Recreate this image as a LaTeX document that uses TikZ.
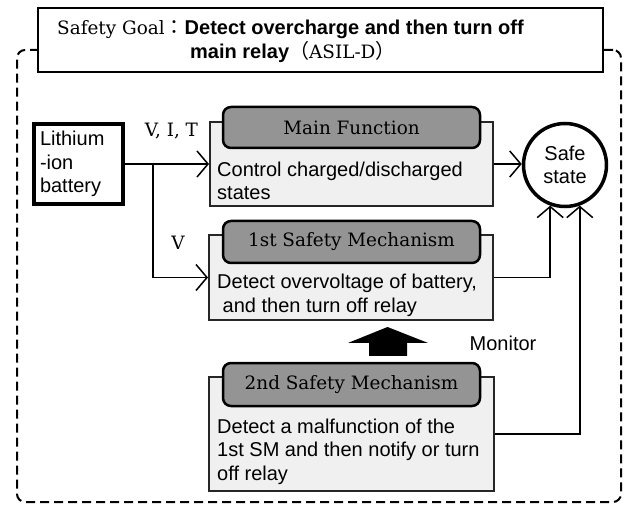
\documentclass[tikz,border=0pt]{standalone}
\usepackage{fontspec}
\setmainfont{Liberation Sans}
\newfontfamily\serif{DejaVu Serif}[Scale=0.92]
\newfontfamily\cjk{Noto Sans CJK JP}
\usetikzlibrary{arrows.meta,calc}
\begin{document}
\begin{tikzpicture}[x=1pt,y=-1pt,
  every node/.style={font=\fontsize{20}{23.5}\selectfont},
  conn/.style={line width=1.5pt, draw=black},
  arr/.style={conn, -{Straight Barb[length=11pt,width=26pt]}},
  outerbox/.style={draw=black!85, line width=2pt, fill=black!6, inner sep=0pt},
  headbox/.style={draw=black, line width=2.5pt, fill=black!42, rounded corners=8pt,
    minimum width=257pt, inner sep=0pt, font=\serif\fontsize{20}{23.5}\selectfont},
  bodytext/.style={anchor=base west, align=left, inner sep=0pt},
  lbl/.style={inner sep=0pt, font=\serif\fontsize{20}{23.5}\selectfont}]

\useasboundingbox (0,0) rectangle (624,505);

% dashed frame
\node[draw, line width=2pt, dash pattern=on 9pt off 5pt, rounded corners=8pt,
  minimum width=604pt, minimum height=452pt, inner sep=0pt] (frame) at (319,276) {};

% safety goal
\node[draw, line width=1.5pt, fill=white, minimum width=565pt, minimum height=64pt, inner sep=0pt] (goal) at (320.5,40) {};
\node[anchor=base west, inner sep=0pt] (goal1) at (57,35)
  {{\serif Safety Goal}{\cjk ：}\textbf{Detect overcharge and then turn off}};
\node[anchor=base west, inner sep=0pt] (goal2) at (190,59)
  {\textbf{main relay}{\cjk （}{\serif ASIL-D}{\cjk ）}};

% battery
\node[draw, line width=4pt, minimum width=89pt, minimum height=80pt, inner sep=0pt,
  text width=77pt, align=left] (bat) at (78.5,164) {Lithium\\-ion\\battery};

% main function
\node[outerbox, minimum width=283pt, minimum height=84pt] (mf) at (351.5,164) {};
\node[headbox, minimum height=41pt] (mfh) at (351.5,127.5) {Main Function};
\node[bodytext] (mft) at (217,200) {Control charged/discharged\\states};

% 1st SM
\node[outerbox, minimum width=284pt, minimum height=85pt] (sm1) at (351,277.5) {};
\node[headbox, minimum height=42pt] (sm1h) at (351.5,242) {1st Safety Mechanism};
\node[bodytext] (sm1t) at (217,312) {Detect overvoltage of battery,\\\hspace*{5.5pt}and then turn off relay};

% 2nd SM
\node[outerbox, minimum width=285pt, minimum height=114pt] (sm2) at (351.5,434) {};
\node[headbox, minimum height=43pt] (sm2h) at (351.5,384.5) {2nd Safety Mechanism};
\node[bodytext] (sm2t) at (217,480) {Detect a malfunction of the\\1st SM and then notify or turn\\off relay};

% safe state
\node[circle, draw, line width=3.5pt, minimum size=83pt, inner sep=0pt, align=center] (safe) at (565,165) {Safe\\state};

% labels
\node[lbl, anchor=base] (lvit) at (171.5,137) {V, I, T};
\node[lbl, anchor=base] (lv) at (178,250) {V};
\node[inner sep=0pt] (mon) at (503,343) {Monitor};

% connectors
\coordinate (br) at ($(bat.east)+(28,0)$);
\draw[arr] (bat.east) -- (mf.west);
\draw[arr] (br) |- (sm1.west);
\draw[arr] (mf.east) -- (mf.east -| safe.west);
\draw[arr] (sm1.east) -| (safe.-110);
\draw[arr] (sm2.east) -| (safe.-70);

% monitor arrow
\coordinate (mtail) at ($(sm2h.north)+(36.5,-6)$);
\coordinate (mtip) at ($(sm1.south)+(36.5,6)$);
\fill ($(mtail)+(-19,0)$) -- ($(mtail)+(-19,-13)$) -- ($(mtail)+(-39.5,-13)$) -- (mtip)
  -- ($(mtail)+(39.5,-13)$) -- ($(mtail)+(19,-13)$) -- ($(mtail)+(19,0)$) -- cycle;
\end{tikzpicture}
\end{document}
--
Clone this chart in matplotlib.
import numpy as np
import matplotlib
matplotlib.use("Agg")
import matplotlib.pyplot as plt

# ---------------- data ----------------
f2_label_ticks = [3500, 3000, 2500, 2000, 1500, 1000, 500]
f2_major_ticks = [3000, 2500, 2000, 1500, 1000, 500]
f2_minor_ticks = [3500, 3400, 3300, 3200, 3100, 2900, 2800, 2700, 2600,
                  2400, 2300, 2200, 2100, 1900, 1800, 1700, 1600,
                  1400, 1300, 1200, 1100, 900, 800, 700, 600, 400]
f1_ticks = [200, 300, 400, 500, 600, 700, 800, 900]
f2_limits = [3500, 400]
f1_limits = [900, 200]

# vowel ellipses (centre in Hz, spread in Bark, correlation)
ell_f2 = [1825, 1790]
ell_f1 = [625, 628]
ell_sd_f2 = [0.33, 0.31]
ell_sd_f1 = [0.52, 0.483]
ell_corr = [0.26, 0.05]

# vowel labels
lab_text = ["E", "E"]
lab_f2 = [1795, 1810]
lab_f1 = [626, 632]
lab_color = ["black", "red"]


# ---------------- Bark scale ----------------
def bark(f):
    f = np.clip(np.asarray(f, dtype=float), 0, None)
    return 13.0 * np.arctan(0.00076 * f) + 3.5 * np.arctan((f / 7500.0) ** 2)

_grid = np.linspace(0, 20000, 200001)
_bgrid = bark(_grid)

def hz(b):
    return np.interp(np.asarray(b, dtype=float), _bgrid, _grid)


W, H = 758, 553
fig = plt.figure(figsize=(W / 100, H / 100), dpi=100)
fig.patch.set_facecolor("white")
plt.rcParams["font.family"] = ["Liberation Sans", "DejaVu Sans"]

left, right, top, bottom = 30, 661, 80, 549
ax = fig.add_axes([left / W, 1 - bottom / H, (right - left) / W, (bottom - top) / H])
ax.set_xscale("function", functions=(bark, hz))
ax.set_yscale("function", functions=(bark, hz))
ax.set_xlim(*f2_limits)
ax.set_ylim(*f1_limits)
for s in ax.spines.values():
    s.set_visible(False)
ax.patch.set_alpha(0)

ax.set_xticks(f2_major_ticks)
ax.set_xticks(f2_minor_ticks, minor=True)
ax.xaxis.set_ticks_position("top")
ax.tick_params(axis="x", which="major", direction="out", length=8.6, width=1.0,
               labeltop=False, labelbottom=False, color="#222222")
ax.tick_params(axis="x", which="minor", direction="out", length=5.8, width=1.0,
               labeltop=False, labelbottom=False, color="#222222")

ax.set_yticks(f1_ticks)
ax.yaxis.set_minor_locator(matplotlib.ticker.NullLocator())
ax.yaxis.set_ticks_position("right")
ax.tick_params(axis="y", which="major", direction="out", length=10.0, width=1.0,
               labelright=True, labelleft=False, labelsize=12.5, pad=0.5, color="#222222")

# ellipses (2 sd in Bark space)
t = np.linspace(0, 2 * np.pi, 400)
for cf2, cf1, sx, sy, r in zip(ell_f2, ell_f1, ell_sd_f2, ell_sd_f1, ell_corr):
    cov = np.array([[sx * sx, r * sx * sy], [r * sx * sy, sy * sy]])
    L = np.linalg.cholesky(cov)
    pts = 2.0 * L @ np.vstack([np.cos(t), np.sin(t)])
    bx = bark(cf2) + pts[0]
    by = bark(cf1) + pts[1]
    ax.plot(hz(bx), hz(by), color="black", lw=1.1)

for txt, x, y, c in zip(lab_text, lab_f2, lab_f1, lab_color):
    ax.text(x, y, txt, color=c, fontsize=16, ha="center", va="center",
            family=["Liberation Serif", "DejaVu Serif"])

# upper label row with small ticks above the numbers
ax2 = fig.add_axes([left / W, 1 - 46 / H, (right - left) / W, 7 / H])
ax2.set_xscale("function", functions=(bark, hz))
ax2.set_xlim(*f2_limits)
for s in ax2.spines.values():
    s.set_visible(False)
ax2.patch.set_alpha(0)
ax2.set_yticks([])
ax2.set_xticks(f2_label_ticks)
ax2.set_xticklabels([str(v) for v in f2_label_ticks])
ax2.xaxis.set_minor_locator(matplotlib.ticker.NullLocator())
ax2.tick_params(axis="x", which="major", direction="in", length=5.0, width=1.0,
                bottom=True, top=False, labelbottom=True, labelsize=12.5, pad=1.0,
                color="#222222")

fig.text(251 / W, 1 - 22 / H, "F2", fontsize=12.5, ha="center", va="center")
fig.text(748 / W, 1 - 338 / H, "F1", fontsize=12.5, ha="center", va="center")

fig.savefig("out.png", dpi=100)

=== Problem ===
Everything from the line with "Clone this chart in matplotlib." through the line with "ax.patch.set_alpha(0)", both ends included, should be repeated exactly; nothing else should appear.

=== Exercise result ===
Clone this chart in matplotlib.
import numpy as np
import matplotlib
matplotlib.use("Agg")
import matplotlib.pyplot as plt

# ---------------- data ----------------
f2_label_ticks = [3500, 3000, 2500, 2000, 1500, 1000, 500]
f2_major_ticks = [3000, 2500, 2000, 1500, 1000, 500]
f2_minor_ticks = [3500, 3400, 3300, 3200, 3100, 2900, 2800, 2700, 2600,
                  2400, 2300, 2200, 2100, 1900, 1800, 1700, 1600,
                  1400, 1300, 1200, 1100, 900, 800, 700, 600, 400]
f1_ticks = [200, 300, 400, 500, 600, 700, 800, 900]
f2_limits = [3500, 400]
f1_limits = [900, 200]

# vowel ellipses (centre in Hz, spread in Bark, correlation)
ell_f2 = [1825, 1790]
ell_f1 = [625, 628]
ell_sd_f2 = [0.33, 0.31]
ell_sd_f1 = [0.52, 0.483]
ell_corr = [0.26, 0.05]

# vowel labels
lab_text = ["E", "E"]
lab_f2 = [1795, 1810]
lab_f1 = [626, 632]
lab_color = ["black", "red"]


# ---------------- Bark scale ----------------
def bark(f):
    f = np.clip(np.asarray(f, dtype=float), 0, None)
    return 13.0 * np.arctan(0.00076 * f) + 3.5 * np.arctan((f / 7500.0) ** 2)

_grid = np.linspace(0, 20000, 200001)
_bgrid = bark(_grid)

def hz(b):
    return np.interp(np.asarray(b, dtype=float), _bgrid, _grid)


W, H = 758, 553
fig = plt.figure(figsize=(W / 100, H / 100), dpi=100)
fig.patch.set_facecolor("white")
plt.rcParams["font.family"] = ["Liberation Sans", "DejaVu Sans"]

left, right, top, bottom = 30, 661, 80, 549
ax = fig.add_axes([left / W, 1 - bottom / H, (right - left) / W, (bottom - top) / H])
ax.set_xscale("function", functions=(bark, hz))
ax.set_yscale("function", functions=(bark, hz))
ax.set_xlim(*f2_limits)
ax.set_ylim(*f1_limits)
for s in ax.spines.values():
    s.set_visible(False)
ax.patch.set_alpha(0)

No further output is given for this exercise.